When your employees are spread out — there’s going to be miscommunication. It’s nearly impossible to avoid completely.
On some communication platforms it can be very difficult to convey emotion, tone, and intent of certain messages. Even a simple “ok” through email can rub some team members the wrong way… It can lead to thoughts such as: Why are they being short with me? Why didn’t they being more enthusiastic? They usually send an emoji along with their messages, are they mad at me?
Although these can seem a bit irrational, reactions like this are completely natural when employees are used to communicating in-person. When you strip away body language, facial expressions, and tonality, you’re left with only one thing to analyze: words on a screen.
This can lead to confusion, disagreements, and general misunderstandings between team members.
The best way to avoid miscommunication-related conflict in a remote or hybrid team is to have a solid approach to communication management.
How to resolve workplace conflicts between remote and hybrid employees
Start by scheduling individual conversations with each team member involved in the conflict, and a follow-up conversation where everyone is involved. For remote and hybrid teams, we suggest doing this over Zoom or another video-conferencing software.

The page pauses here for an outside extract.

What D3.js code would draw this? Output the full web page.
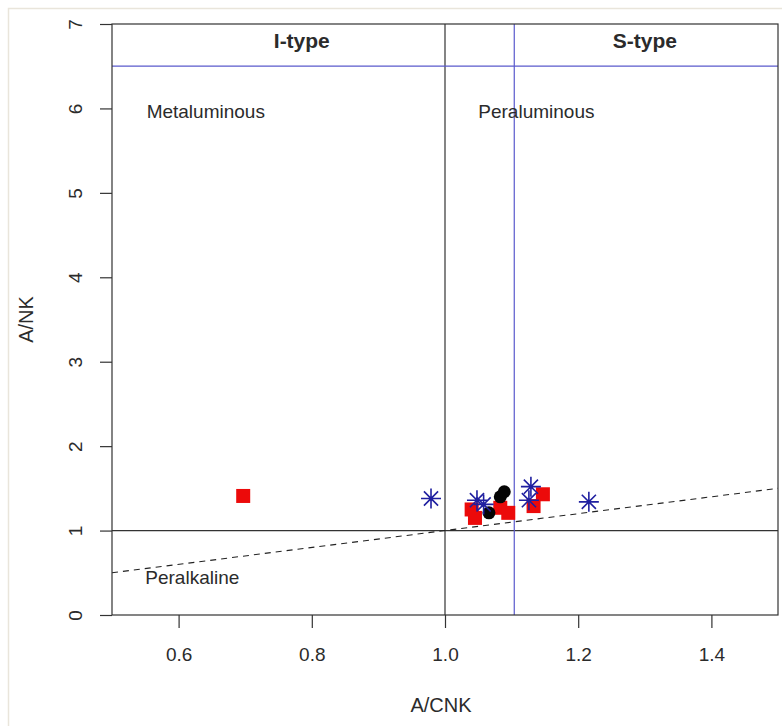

Step 1: Identify the root of the conflict
During your individual conversations, ask questions to determine when and where the conflict started. Give everyone an equal opportunity to voice their perspective and make sure to take detailed notes. The cause may be one of the items listed above, or something completely out of left-field. The only way to find out, is to use solid listening skills, and resist making judgments without gathering all the information.
A conflict cannot be resolved unless everyone is on the same page about what caused it in the first place
Step 2: Explore possible solutions
When you’re having your conversations with each employee, ask them how they envision this conflict being resolved. There’s a good chance that they agree on what needs to be done, making your work far easier. If there isn’t a consensus on how to resolve the conflict, come up with some ideas yourself to present to them during your group discussion.
A good solution achieves two things:
- Puts the team members back-on-track to working well with one another
- Leaves as little room as possible for bitterness, and feeling like they weren't listened to throughout the resolution process
Step 3: Bring everyone together, and have an open discussion on the conflict itself, possible solutions, and next steps
When you bring two conflicting employees into a discussion together, it’s crucial that you lay out ground-rules and a solid agenda. Otherwise, conflicts can escalate, and individuals can feel like they’re not being heard.
Give each person the opportunity to voice their feelings in an objective way and talk about their preferred path forward.
As a group, determine possible ways to get past the conflict, and schedule some time to meet in the following week or so.
Step 4: Follow up
In the weeks after the group discussion, make sure to have open and honest conversations with each person involved. Ask them if they feel the conflict has been resolved, or if it’s still affecting them personally and professionally.
Bring everyone involved together for another follow-up conversation to level-set. If there are other issues that have arisen since the last conversation, there is more work to be done. If things have settled and the employees feel comfortable discussing how to avoid conflict like this in the future, make sure to let them speak on this. It should be your singular goal to make sure each employee is comfortable working with their team, and that conflict like this won’t bubble back up to the surface.